Como é que sabe tudo isto? – exclamou ele. – O senhor é um demónio?

– Sou um homem – respondeu o padre Brown gravemente – E, por conseguinte, tenho todos os demónios no meu coração.”

G.K. Chesterton em “A Inocência do Padre Brown”

Tenho em casa vários livros começados que não consigo ler até ao fim, a saber: “A Sétima Cruz” de Anna Seghers;, “Se isto é um Homem” de Primo Levi, “A Casa dos Encontros” de Martin Amis e “As Benevolentes” de Jonathan Littell. Comprei agora mais dois: “Sem Destino” de Imre Kertész e “Sou o Último Judeu” de Chil Rajchman. Não sei para quê, visto ser mais que certo que algures, ao longo da leitura, me vai faltar a coragem e vou abandoná-los, como fiz aos outros todos, pobres coitados.

Têm em comum o facto de descreverem, com pormenores suficientemente cruentos para nos darem várias vezes volta ao estômago, o que se passou nos campos de concentração, nazis ou outros.

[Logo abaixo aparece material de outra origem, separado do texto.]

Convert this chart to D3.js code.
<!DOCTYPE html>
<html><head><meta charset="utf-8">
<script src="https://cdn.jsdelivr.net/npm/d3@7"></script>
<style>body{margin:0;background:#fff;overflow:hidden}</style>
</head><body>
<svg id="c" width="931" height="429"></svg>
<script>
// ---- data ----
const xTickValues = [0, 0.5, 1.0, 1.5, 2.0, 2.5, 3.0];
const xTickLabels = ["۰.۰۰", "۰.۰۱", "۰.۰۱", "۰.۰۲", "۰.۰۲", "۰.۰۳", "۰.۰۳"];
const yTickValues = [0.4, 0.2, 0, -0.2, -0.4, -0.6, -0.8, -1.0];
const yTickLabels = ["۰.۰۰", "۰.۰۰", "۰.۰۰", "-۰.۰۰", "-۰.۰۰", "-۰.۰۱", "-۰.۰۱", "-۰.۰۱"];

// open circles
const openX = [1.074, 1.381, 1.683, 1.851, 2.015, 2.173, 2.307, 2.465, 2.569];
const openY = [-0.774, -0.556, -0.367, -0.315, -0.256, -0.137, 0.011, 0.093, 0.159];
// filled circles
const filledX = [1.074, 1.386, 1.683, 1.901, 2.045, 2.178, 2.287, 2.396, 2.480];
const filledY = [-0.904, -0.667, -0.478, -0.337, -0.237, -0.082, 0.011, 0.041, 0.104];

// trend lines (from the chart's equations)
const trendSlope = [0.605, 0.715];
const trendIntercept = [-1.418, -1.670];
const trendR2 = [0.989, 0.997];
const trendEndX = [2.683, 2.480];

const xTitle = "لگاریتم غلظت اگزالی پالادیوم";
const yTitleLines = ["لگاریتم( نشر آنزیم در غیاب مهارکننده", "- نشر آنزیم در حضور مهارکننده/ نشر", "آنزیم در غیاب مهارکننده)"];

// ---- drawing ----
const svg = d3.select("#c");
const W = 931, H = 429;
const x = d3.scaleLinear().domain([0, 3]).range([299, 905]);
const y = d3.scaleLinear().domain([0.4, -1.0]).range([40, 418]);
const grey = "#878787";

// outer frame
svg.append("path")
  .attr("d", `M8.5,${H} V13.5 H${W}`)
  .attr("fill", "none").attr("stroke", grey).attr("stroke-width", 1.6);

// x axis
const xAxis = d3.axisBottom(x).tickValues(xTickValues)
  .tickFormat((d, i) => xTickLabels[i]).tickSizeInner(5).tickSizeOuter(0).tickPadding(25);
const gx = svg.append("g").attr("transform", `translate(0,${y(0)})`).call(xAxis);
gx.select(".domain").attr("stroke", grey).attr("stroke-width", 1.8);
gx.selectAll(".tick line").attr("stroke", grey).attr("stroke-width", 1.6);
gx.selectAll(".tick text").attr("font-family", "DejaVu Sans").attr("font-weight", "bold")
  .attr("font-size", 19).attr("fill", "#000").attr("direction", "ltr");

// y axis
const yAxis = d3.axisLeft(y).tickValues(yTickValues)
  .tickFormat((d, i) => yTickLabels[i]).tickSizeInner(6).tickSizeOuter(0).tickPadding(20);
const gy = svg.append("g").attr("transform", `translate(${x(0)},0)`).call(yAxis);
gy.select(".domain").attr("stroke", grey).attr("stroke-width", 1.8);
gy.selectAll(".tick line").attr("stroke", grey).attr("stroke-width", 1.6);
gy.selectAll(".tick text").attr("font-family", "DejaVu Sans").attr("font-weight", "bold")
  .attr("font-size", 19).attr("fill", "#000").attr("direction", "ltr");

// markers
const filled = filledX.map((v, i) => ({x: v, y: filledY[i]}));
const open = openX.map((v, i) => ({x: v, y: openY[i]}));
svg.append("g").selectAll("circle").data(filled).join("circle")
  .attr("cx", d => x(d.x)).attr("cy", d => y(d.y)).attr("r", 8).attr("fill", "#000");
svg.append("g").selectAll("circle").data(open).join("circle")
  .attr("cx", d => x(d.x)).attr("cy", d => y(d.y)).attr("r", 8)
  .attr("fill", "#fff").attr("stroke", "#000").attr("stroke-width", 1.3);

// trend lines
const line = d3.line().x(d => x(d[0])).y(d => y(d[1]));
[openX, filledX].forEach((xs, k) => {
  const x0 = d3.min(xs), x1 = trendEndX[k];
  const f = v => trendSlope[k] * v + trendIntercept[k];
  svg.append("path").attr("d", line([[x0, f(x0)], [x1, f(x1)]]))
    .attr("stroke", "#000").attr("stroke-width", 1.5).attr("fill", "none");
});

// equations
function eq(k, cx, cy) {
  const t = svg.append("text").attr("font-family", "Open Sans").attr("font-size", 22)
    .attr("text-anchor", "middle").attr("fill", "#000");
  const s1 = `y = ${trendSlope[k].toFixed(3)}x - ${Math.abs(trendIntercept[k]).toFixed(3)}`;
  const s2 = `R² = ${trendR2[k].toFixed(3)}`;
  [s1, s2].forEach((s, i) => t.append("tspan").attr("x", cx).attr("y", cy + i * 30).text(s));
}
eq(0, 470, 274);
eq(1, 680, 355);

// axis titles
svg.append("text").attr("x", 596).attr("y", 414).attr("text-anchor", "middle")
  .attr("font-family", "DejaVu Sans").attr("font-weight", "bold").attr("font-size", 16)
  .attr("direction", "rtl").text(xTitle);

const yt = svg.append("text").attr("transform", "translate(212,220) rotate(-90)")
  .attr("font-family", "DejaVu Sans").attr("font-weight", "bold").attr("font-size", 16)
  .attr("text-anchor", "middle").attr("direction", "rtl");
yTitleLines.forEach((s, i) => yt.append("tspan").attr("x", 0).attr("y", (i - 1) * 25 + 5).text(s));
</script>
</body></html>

Vem isto a propósito do artigo da Luísa Campos sobre o que acontece no canil da Guarda. Também não consegui lê-lo até ao fim.

Tem em comum com os meus livros adiados o facto de descrever actos de violência perpetrados repetida e diariamente por seres humanos contra outros seres vivos, impunemente.

Por estupidez? Por preguiça? Por maldade, pura e dura?

Obedecendo a ordens no contexto de um plano de extermínio? Nesse caso, permito-me sugerir métodos mais rápidos e menos dolorosos para as vítimas.

Por sua iniciativa, sem o conhecimento dos superiores hierárquicos? Neste caso, passaram a tê-lo.

Seria talvez conveniente que tomassem uma atitude.

Infelizmente, as pessoas não são, de um modo geral, férteis em atitudes.

Os escândalos repetem-se, mas a vontade popular expressa livremente nas urnas quis mais do mesmo.

Continuemos, pois, em frente, até à vitória final.

Concordo que as alternativas não eram brilhantes.

A compra de votos pelo principal partido da oposição mostrou, a quem já se tivesse esquecido dos compadrios laranja, que a moral da coisa pública se iria manter dentro dos estreitos limites do toma lá, dá cá.

Votar mais à esquerda ou mais à direita pode ser apelativamente romântico ou radical, mas traz consigo o risco de um dia não se poderem escrever artigos como estes. A contestar, a denunciar, a dizer mal.

Mas, poça, ainda há o voto em branco.

Enquanto neste país não surgir uma elite de gente competente e honesta que consiga gerir a maldita democracia de forma verdadeiramente social, a exemplo de alguns países do Norte da Europa…

Sei também que a engenheira zootécnica despedida, ou melhor, não reconduzida, (por) que (?) se opunha aos descritos e outros, indescritíveis, actos de crueldade, dos quais não há, infelizmente, testemunhas, está a ser publicamente caluniada, pelos perpetradores dos referidos actos, como sendo responsável pelo envio de animais para as lutas de cães que ocorrerão no Norte do país. Ainda por cima…

Mais uma vez, nada de novo no nosso Reino que, infelizmente, não é o da Dinamarca.

Talvez seja o sol que nos corrompe. Pena que não chegue para secar os cães.